## [Task details]
In this exercise, the entries below include pictures. Repeat exactly the lines from the line with "Write a Python" to the line with "from matplotlib.ticker import", including both, but without the pictures.

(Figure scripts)

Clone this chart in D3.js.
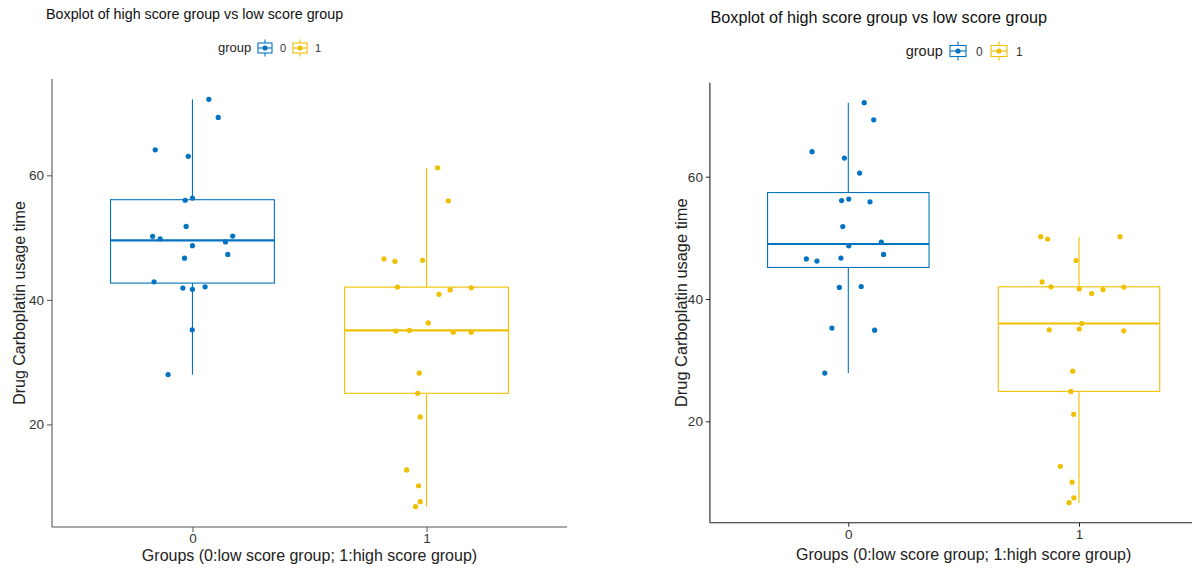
<!DOCTYPE html>
<html>
<head>
<meta charset="utf-8">
<script src="https://cdn.jsdelivr.net/npm/d3@7/dist/d3.min.js"></script>
<style>
  html, body { margin: 0; padding: 0; background: #fff; }
  svg { display: block; }
  text { font-family: "Liberation Sans", Arial, Helvetica, sans-serif; }
</style>
</head>
<body>
<svg id="chart" width="1192" height="569"></svg>
<script>
// ---------------- DATA ----------------
const categories = ["0", "1"];
const colors = ["#0073C2", "#EFC000"];
const yTicks = [20, 40, 60];
const titleText = "Boxplot of high score group vs low score group";
const xTitle = "Groups (0:low score group; 1:high score group)";
const yTitle = "Drug Carboplatin usage time";
const legendTitle = "group";

// Left panel values
const leftGroup0 = [72.2, 69.3, 64.1, 63.05, 56.0, 56.35, 51.8, 50.2, 49.8, 50.25,
                    48.7, 49.3, 46.7, 47.3, 42.9, 41.9, 41.7, 42.1, 35.2, 28.0];
const leftJitter0 = [0.070, 0.110, -0.159, -0.018, -0.031, 0.000, -0.027, -0.170, -0.138, 0.172,
                     0.000, 0.141, -0.034, 0.151, -0.164, -0.041, 0.000, 0.054, -0.001, -0.104];
const leftGroup1 = [61.2, 55.9, 46.6, 46.2, 46.35, 42.05, 40.9, 41.6, 41.95, 36.3,
                    35.0, 35.1, 34.8, 34.8, 28.25, 25.0, 21.2, 12.7, 10.15, 7.6, 6.8];
const leftJitter1 = [0.047, 0.093, -0.182, -0.135, -0.017, -0.124, 0.053, 0.101, 0.191, 0.007,
                     -0.131, -0.073, 0.114, 0.191, -0.031, -0.038, -0.027, -0.085, -0.034, -0.027, -0.047];

// Right panel values
const rightGroup0 = [72.1, 69.3, 64.1, 63.05, 60.6, 56.1, 56.35, 55.9, 51.85, 49.3,
                     48.7, 47.3, 46.55, 46.2, 46.7, 41.9, 42.05, 35.25, 34.9, 27.9];
const rightJitter0 = [0.069, 0.110, -0.157, -0.017, 0.049, -0.029, 0.002, 0.094, -0.024, 0.143,
                      0.002, 0.153, -0.182, -0.136, -0.032, -0.039, 0.056, -0.071, 0.114, -0.102];
const rightGroup1 = [50.2, 49.8, 50.2, 46.3, 42.8, 42.0, 41.65, 40.9, 41.55, 41.95,
                     36.0, 34.97, 35.1, 34.8, 28.2, 24.9, 21.15, 12.65, 10.05, 7.5, 6.7];
const rightJitter1 = [-0.166, -0.136, 0.178, -0.013, -0.160, -0.121, 0.001, 0.055, 0.104, 0.194,
                      0.012, -0.129, 0.001, 0.194, -0.027, -0.035, -0.023, -0.081, -0.030, -0.022, -0.043];

// ---------------- LAYOUT ----------------
const panels = [
  {
    groups: [leftGroup0, leftGroup1], jitters: [leftJitter0, leftJitter1],
    x0: 52, x1: 567, yTop: 79, yBot: 527,
    axisColor: "#555", tickSize: 5, tickPad: 3, tickFont: 13.5, tickColor: "#333",
    title: { x: 46, y: 19, size: 14.3 },
    yTitleX: 19, yTitleSize: 16, xTitleY: 561, xTitleSize: 16, xTickY: 543,
    legend: { x: 218, y: 52, titleSize: 13, labelSize: 11, key1: 265, lab1: 280, key2: 300, lab2: 315, keyY: 48, kw: 14, kh: 10, kl: 17 }
  },
  {
    groups: [rightGroup0, rightGroup1], jitters: [rightJitter0, rightJitter1],
    x0: 709.9, x1: 1217.4, yTop: 82.7, yBot: 522.7,
    axisColor: "#222", tickSize: 4, tickPad: 3, tickFont: 13.5, tickColor: "#333",
    title: { x: 710.5, y: 23, size: 16.2 },
    yTitleX: 681, yTitleSize: 16.4, xTitleY: 560, xTitleSize: 16, xTickY: 539,
    legend: { x: 905.7, y: 56, titleSize: 14.5, labelSize: 12, key1: 958, lab1: 976, key2: 999, lab2: 1016, keyY: 51, kw: 16, kh: 11, kl: 19 }
  }
];

const svg = d3.select("#chart");

function boxStats(values) {
  const s = values.slice().sort(d3.ascending);
  const q1 = d3.quantile(s, 0.25), med = d3.quantile(s, 0.5), q3 = d3.quantile(s, 0.75);
  const iqr = q3 - q1;
  const lo = d3.min(s.filter(v => v >= q1 - 1.5 * iqr));
  const hi = d3.max(s.filter(v => v <= q3 + 1.5 * iqr));
  return { q1, med, q3, lo, hi };
}

panels.forEach(p => {
  const g = svg.append("g");
  const all = p.groups.flat();
  const mn = d3.min(all), mx = d3.max(all), rg = mx - mn;
  const y = d3.scaleLinear().domain([mn - 0.05 * rg, mx + 0.05 * rg]).range([p.yBot, p.yTop]);
  const x = d3.scalePoint().domain(categories).range([p.x0, p.x1]).padding(0.6);
  const step = x.step();
  const boxW = 0.7 * step;

  // boxes
  p.groups.forEach((vals, i) => {
    const st = boxStats(vals);
    const cx = x(categories[i]);
    const c = colors[i];
    const bg = g.append("g");
    bg.append("line").attr("x1", cx).attr("x2", cx).attr("y1", y(st.hi)).attr("y2", y(st.q3))
      .attr("stroke", c).attr("stroke-width", 1.1);
    bg.append("line").attr("x1", cx).attr("x2", cx).attr("y1", y(st.q1)).attr("y2", y(st.lo))
      .attr("stroke", c).attr("stroke-width", 1.1);
    bg.append("rect").attr("x", cx - boxW / 2).attr("y", y(st.q3))
      .attr("width", boxW).attr("height", y(st.q1) - y(st.q3))
      .attr("fill", "#fff").attr("stroke", c).attr("stroke-width", 1.1);
    bg.append("line").attr("x1", cx - boxW / 2).attr("x2", cx + boxW / 2)
      .attr("y1", y(st.med)).attr("y2", y(st.med))
      .attr("stroke", c).attr("stroke-width", 2.2);
  });

  // jittered points
  p.groups.forEach((vals, i) => {
    const cx = x(categories[i]);
    g.append("g").selectAll("circle").data(vals).join("circle")
      .attr("cx", (d, j) => cx + p.jitters[i][j] * step)
      .attr("cy", d => y(d))
      .attr("r", 2.6)
      .attr("fill", colors[i]);
  });

  // y axis
  const ya = g.append("g").attr("transform", `translate(${p.x0},0)`)
    .call(d3.axisLeft(y).tickValues(yTicks).tickSize(p.tickSize).tickPadding(p.tickPad).tickSizeOuter(0));
  ya.select(".domain").attr("stroke", p.axisColor).attr("stroke-width", 1.1)
    .attr("d", `M0,${p.yTop}V${p.yBot}`);
  ya.selectAll(".tick line").attr("stroke", p.axisColor);
  ya.selectAll(".tick text").attr("fill", p.tickColor).style("font-size", p.tickFont + "px")
    .style("font-family", '"Liberation Sans", Arial, sans-serif');

  // x axis
  const xa = g.append("g").attr("transform", `translate(0,${p.yBot})`)
    .call(d3.axisBottom(x).tickSize(p.tickSize).tickPadding(p.tickPad).tickSizeOuter(0));
  xa.select(".domain").attr("stroke", p.axisColor).attr("stroke-width", 1.1)
    .attr("d", `M${p.x0},0H${p.x1}`);
  xa.selectAll(".tick line").attr("stroke", p.axisColor);
  xa.selectAll(".tick text").attr("fill", p.tickColor).style("font-size", p.tickFont + "px")
    .style("font-family", '"Liberation Sans", Arial, sans-serif')
    .attr("dy", null).attr("y", p.xTickY - p.yBot);

  // axis titles
  g.append("text").attr("x", (p.x0 + p.x1) / 2).attr("y", p.xTitleY)
    .attr("text-anchor", "middle").style("font-size", p.xTitleSize + "px").attr("fill", "#222")
    .text(xTitle);
  g.append("text")
    .attr("transform", `translate(${p.yTitleX},${(p.yTop + p.yBot) / 2}) rotate(-90)`)
    .attr("text-anchor", "middle").attr("dy", "0.35em")
    .style("font-size", p.yTitleSize + "px").attr("fill", "#222")
    .text(yTitle);

  // title
  g.append("text").attr("x", p.title.x).attr("y", p.title.y)
    .style("font-size", p.title.size + "px").attr("fill", "#111").text(titleText);

  // legend
  const L = p.legend;
  g.append("text").attr("x", L.x).attr("y", L.y).style("font-size", L.titleSize + "px")
    .attr("fill", "#222").text(legendTitle);
  [[L.key1, L.lab1], [L.key2, L.lab2]].forEach(([kx, lx], i) => {
    const c = colors[i];
    const kg = g.append("g");
    kg.append("line").attr("x1", kx).attr("x2", kx).attr("y1", L.keyY - L.kl / 2).attr("y2", L.keyY + L.kl / 2)
      .attr("stroke", c).attr("stroke-width", 1.1);
    kg.append("rect").attr("x", kx - L.kw / 2).attr("y", L.keyY - L.kh / 2)
      .attr("width", L.kw).attr("height", L.kh).attr("fill", "#fff")
      .attr("stroke", c).attr("stroke-width", 1.1);
    kg.append("line").attr("x1", kx - L.kw / 2).attr("x2", kx + L.kw / 2)
      .attr("y1", L.keyY).attr("y2", L.keyY).attr("stroke", c).attr("stroke-width", 1.1);
    kg.append("circle").attr("cx", kx).attr("cy", L.keyY).attr("r", 2.6).attr("fill", c);
    g.append("text").attr("x", lx).attr("y", L.y).style("font-size", L.labelSize + "px")
      .attr("fill", "#333").text(categories[i]);
  });
});
</script>
</body>
</html>
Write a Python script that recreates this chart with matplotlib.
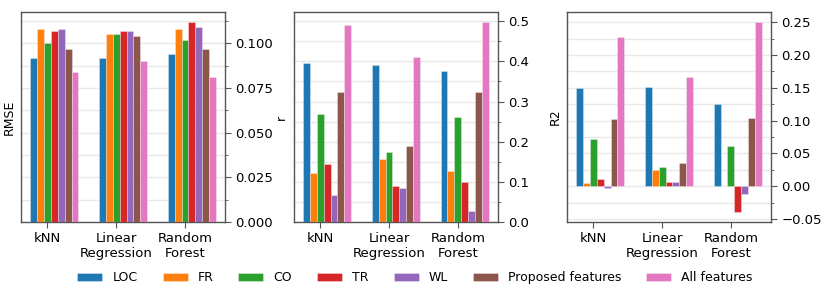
import numpy as np
import matplotlib
matplotlib.use("Agg")
import matplotlib.pyplot as plt
from matplotlib.ticker import AutoMinorLocator, MultipleLocator

models = ["kNN", "Linear\nRegression", "Random\nForest"]
feature_sets = ["LOC", "FR", "CO", "TR", "WL", "Proposed features", "All features"]
colors = ["#1f77b4", "#ff7f0e", "#2ca02c", "#d62728", "#9467bd", "#8c564b", "#e377c2"]

# rows: feature sets, columns: models (kNN, Linear Regression, Random Forest)
rmse_LOC = [0.092, 0.092, 0.094]
rmse_FR = [0.108, 0.105, 0.108]
rmse_CO = [0.100, 0.105, 0.102]
rmse_TR = [0.107, 0.107, 0.112]
rmse_WL = [0.108, 0.107, 0.109]
rmse_PROP = [0.097, 0.104, 0.097]
rmse_ALL = [0.084, 0.090, 0.081]

r_LOC = [0.395, 0.391, 0.375]
r_FR = [0.122, 0.158, 0.127]
r_CO = [0.269, 0.174, 0.262]
r_TR = [0.145, 0.090, 0.100]
r_WL = [0.068, 0.085, 0.027]
r_PROP = [0.324, 0.189, 0.324]
r_ALL = [0.490, 0.411, 0.498]

r2_LOC = [0.149, 0.151, 0.126]
r2_FR = [0.0045, 0.025, 0.0]
r2_CO = [0.072, 0.029, 0.0615]
r2_TR = [0.011, 0.007, -0.040]
r2_WL = [-0.002, 0.006, -0.0117]
r2_PROP = [0.102, 0.035, 0.104]
r2_ALL = [0.228, 0.167, 0.251]

metrics = [
    ("RMSE", [rmse_LOC, rmse_FR, rmse_CO, rmse_TR, rmse_WL, rmse_PROP, rmse_ALL], "{x:.3f}", 0.025),
    ("r", [r_LOC, r_FR, r_CO, r_TR, r_WL, r_PROP, r_ALL], "{x:.1f}", 0.1),
    ("R2", [r2_LOC, r2_FR, r2_CO, r2_TR, r2_WL, r2_PROP, r2_ALL], "{x:.2f}", 0.05),
]

plt.rcParams["font.family"] = ["DejaVu Sans"]
plt.rcParams["font.size"] = 9

fig = plt.figure(figsize=(8.3, 2.96), dpi=100)
lefts = [0.0253, 0.354, 0.683]
width_ax = 0.246
bottom, top = 0.25, 0.9595

x = np.arange(len(models))
bw = 0.1
spine_col = "#555555"
handles = []
for i, (name, series, fmt, step) in enumerate(metrics):
    ax = fig.add_axes([lefts[i], bottom, width_ax, top - bottom])
    for k, vals in enumerate(series):
        b = ax.bar(x + (k - 2) * bw, vals, width=bw, color=colors[k],
                   edgecolor=(1, 1, 1, 0.45), linewidth=0.5, label=feature_sets[k], zorder=3)
        if i == 0:
            handles.append(b)
    ax.set_xticks(x)
    ax.set_xticklabels(models)
    ax.yaxis.tick_right()
    ax.yaxis.set_major_locator(MultipleLocator(step))
    ax.yaxis.set_minor_locator(AutoMinorLocator(2))
    ax.yaxis.set_major_formatter(fmt)
    ax.grid(axis="y", which="both", color="#e8e8e8", linewidth=1.0, zorder=0)
    ax.set_axisbelow(True)
    ax.set_ylabel(name)
    for s in ax.spines.values():
        s.set_color(spine_col)
        s.set_linewidth(1.0)
    ax.tick_params(axis="both", which="major", length=4, color=spine_col, labelsize=9.5)
    ax.tick_params(axis="y", which="minor", length=2, color=spine_col)
    if name == "r":
        ax.set_ylim(0, 0.523)

fig.legend(handles, feature_sets, loc="center", bbox_to_anchor=(0.5, 0.061),
           ncol=7, frameon=False, fontsize=9)

fig.savefig("out.png", dpi=100)
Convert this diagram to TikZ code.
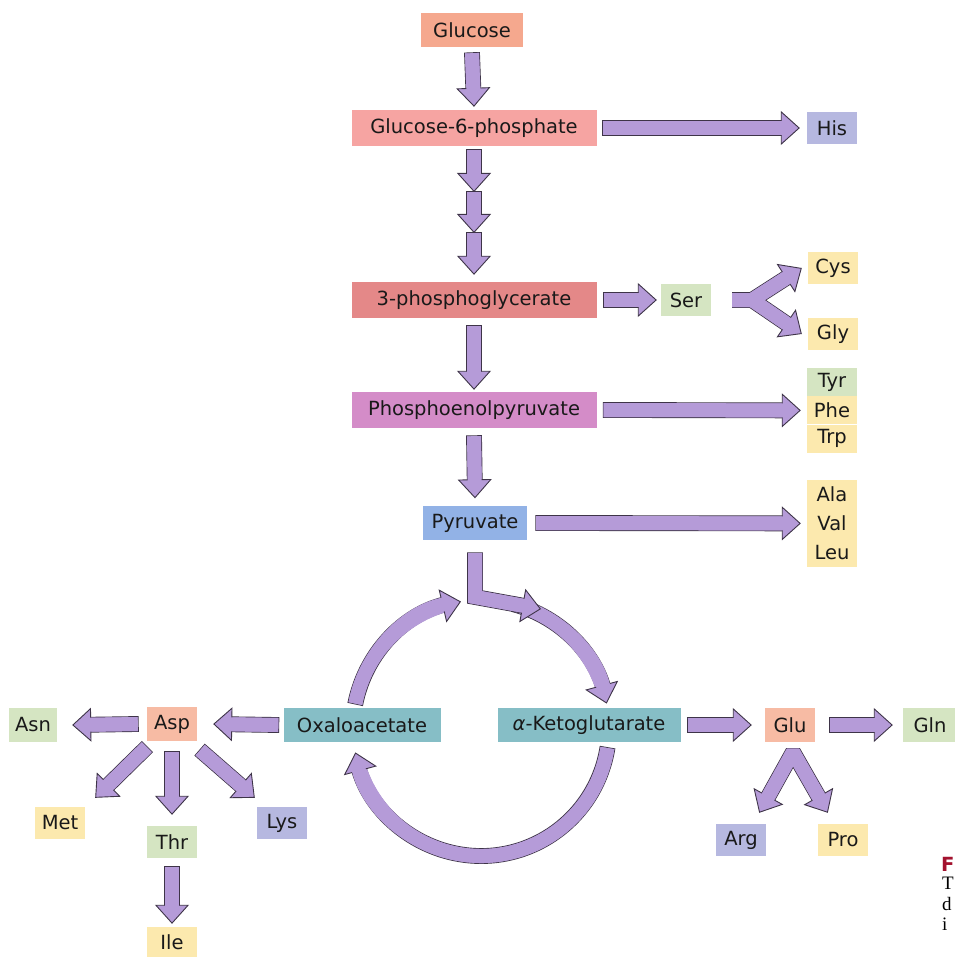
\documentclass[tikz,border=0pt]{standalone}
\usepackage{fontspec}
\setmainfont{DejaVu Sans}
\newfontfamily\capserif{Liberation Serif}
\usetikzlibrary{arrows.meta,bending,positioning,calc}

\definecolor{arrowfill}{HTML}{B59BD8}
\definecolor{arrowedge}{HTML}{3E3448}
\definecolor{glucosec}{HTML}{F5A88E}
\definecolor{gsixpc}{HTML}{F6A4A2}
\definecolor{pgac}{HTML}{E48888}
\definecolor{pepc}{HTML}{D48CC8}
\definecolor{pyrc}{HTML}{92B2E6}
\definecolor{tcac}{HTML}{86BEC6}
\definecolor{aspc}{HTML}{F7BBA4}
\definecolor{aagreen}{HTML}{D5E5C2}
\definecolor{aayellow}{HTML}{FCE9AE}
\definecolor{aablue}{HTML}{B6B8E0}
\definecolor{capred}{HTML}{A3122E}

\begin{document}
\begin{tikzpicture}[x=1pt, y=-1pt, font=\fontsize{19.5}{23}\selectfont]
  \tikzset{
    box/.style={inner sep=0pt, minimum height=34pt, text=black!90},
    long_box/.style={box, minimum width=245pt, minimum height=36pt},
    aa/.style={box, minimum width=50pt, minimum height=32pt},
    fathead/.tip={Triangle[length=19pt, width=34pt, line width=0.9pt, color=arrowedge, fill=arrowfill]},
    fat/.style={draw=arrowfill, line width=14pt, line join=miter, -fathead,
      preaction={draw=arrowedge, line width=15.8pt, line join=miter, -, shorten <=-0.9pt, shorten >=10pt},
      postaction={draw=arrowfill, line width=14pt, -, shorten >=15pt}},
    fatfork/.style={draw=arrowfill, line width=14pt, line join=#1, fathead-fathead,
      preaction={draw=arrowedge, line width=15.8pt, line join=#1, -, shorten <=10pt, shorten >=10pt},
      postaction={draw=arrowfill, line width=14pt, line join=#1, -, shorten <=15pt, shorten >=15pt}},
    fatfork/.default=miter,
    caption_letter/.style={anchor=base west, inner sep=0pt}
  }
  \useasboundingbox (0,0) rectangle (954,957);

  % Glucolisis
  \node[box, fill=glucosec, minimum width=102pt] (glc) at (472,30) {Glucose};
  \node[long_box, fill=gsixpc] (g6p) at (474,128) {Glucose-6-phosphate};
  \node[long_box, fill=pgac] (pga) at (474,300) {3-phosphoglycerate};
  \node[long_box, fill=pepc] (pep) at (474,410) {Phosphoenolpyruvate};
  \node[box, fill=pyrc, minimum width=104pt] (pyr) at (475,523) {Pyruvate};

  % Ciclo
  \node[box, fill=tcac, minimum width=157pt] (oaa) at (362,725) {Oxaloacetate};
  \node[box, fill=tcac, minimum width=183pt] (akg) at (589,725) {\textit{α}-Ketoglutarate};
  \coordinate (cyc) at (481,728);

  % Aminoacidos
  \node[aa, fill=aablue] (his) at (832,128) {His};
  \node[aa, fill=aagreen] (ser) at (686,300) {Ser};
  \node[aa, fill=aayellow] (cys) at (833,268) {Cys};
  \node[aa, fill=aayellow] (gly) at (833,334) {Gly};
  \node[aa, fill=aagreen, minimum height=28pt] (tyr) at (832,382) {Tyr};
  \node[aa, fill=aayellow, minimum height=28pt, below=0pt of tyr] (phe) {Phe};
  \node[aa, fill=aayellow, minimum height=28pt, below=0pt of phe] (trp) {Trp};
  \node[aa, fill=aayellow, minimum height=29pt] (ala) at (832,494) {Ala};
  \node[aa, fill=aayellow, minimum height=29pt, below=0pt of ala] (val) {Val};
  \node[aa, fill=aayellow, minimum height=29pt, below=0pt of val] (leu) {Leu};
  \node[aa, fill=aspc, minimum height=34pt] (glu) at (790,725) {Glu};
  \node[aa, fill=aagreen, minimum height=34pt, minimum width=54pt] (gln) at (930,725) {Gln};
  \node[aa, fill=aablue] (arg) at (741,840) {Arg};
  \node[aa, fill=aayellow] (pro) at (843,840) {Pro};
  \node[aa, fill=aspc, minimum height=34pt] (asp) at (172,724) {Asp};
  \node[aa, fill=aagreen, minimum height=34pt, minimum width=48pt] (asn) at (33,725) {Asn};
  \node[aa, fill=aayellow] (met) at (60,823) {Met};
  \node[aa, fill=aagreen] (thr) at (172,842) {Thr};
  \node[aa, fill=aablue] (lys) at (282,823) {Lys};
  \node[aa, fill=aayellow, minimum height=30pt] (ile) at (172,942) {Ile};

  % Flechas de la via central
  \coordinate (s1) at (474,192);
  \coordinate (s2) at (474,233);
  \draw[fat] ([yshift=-6pt]glc.south) -- ([yshift=3pt]g6p.north);
  \draw[fat] ([yshift=-4pt]g6p.south) -- (s1);
  \draw[fat] (s1) -- (s2);
  \draw[fat] (s2) -- ([yshift=7pt]pga.north);
  \draw[fat] ([yshift=-8pt]pga.south) -- ([yshift=2pt]pep.north);
  \draw[fat] ([yshift=-8pt]pep.south) -- ([yshift=7.5pt]pyr.north);

  % Flechas hacia los aminoacidos
  \draw[fat] ([xshift=6pt]g6p.east) -- ([xshift=-7pt]his.west);
  \draw[fat] ([xshift=7pt]pga.east) -- ([xshift=-4pt]ser.west);
  \coordinate (serfk) at (752,300);
  \draw[fatfork] ([xshift=21pt]ser.east) -- (serfk)
    ([xshift=-6pt]cys.west) -- (serfk) -- ([xshift=-6pt]gly.west);
  \draw[fat] ([xshift=7pt]pep.east) -- ([xshift=-6pt]phe.west);
  \draw[fat] ([xshift=9pt]pyr.east) -- ([xshift=-6pt]val.west);

  % Ciclo de Krebs
  \coordinate (pyrbend) at (475,597);
  \coordinate (pyrin) at (541,609);
  \draw[fat] ($(cyc)+(191:128)$) arc[start angle=191, end angle=261, radius=128];
  \draw[fat] ($(cyc)+(285:128)$) arc[start angle=285, end angle=349, radius=128];
  \draw[fat] ([yshift=-13pt]pyr.south) -- (pyrbend) -- (pyrin);
  \draw[fat] ($(cyc)+(9:128)$) arc[start angle=9, end angle=169, radius=128];

  % Familia del aspartato
  \draw[fat] ([xshift=-5pt]oaa.west) -- ([xshift=16pt]asp.east);
  \draw[fat] ([xshift=-9pt]asp.west) -- ([xshift=15pt]asn.east);
  \draw[fat] ([yshift=-6pt]asp.south west) -- ([xshift=10pt,yshift=9pt]met.north east);
  \draw[fat] ([yshift=-11pt]asp.south) -- ([yshift=11pt]thr.north);
  \draw[fat] ([xshift=3pt,yshift=-9pt]asp.south east) -- ([xshift=-2pt,yshift=9pt]lys.north west);
  \draw[fat] ([yshift=-9pt]thr.south) -- ([yshift=3pt]ile.north);

  % Familia del glutamato
  \coordinate (glufk) at (793,752);
  \draw[fat] ([xshift=7pt]akg.east) -- ([xshift=-13pt]glu.west);
  \draw[fat] ([xshift=15pt]glu.east) -- ([xshift=-10pt]gln.west);
  \draw[fatfork=bevel] ([xshift=-7pt,yshift=11pt]arg.north east) -- (glufk)
    -- ([xshift=10pt,yshift=11pt]pro.north west);

  % Resto del pie de figura
  \node[caption_letter, text=capred, font=\fontsize{19.5}{23}\selectfont\bfseries] (capf) at (941,871) {F};
  \node[anchor=north west, inner sep=0pt, align=left, font=\capserif\fontsize{19}{20.5}\selectfont] (captext) at (942,877) {T\\d\\i};
\end{tikzpicture}
\end{document}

## [Problem solution]
Write a Python script that recreates this chart with matplotlib.
import numpy as np
import matplotlib
matplotlib.use("Agg")
import matplotlib.pyplot as plt
from matplotlib.ticker import AutoMinorLocator, MultipleLocator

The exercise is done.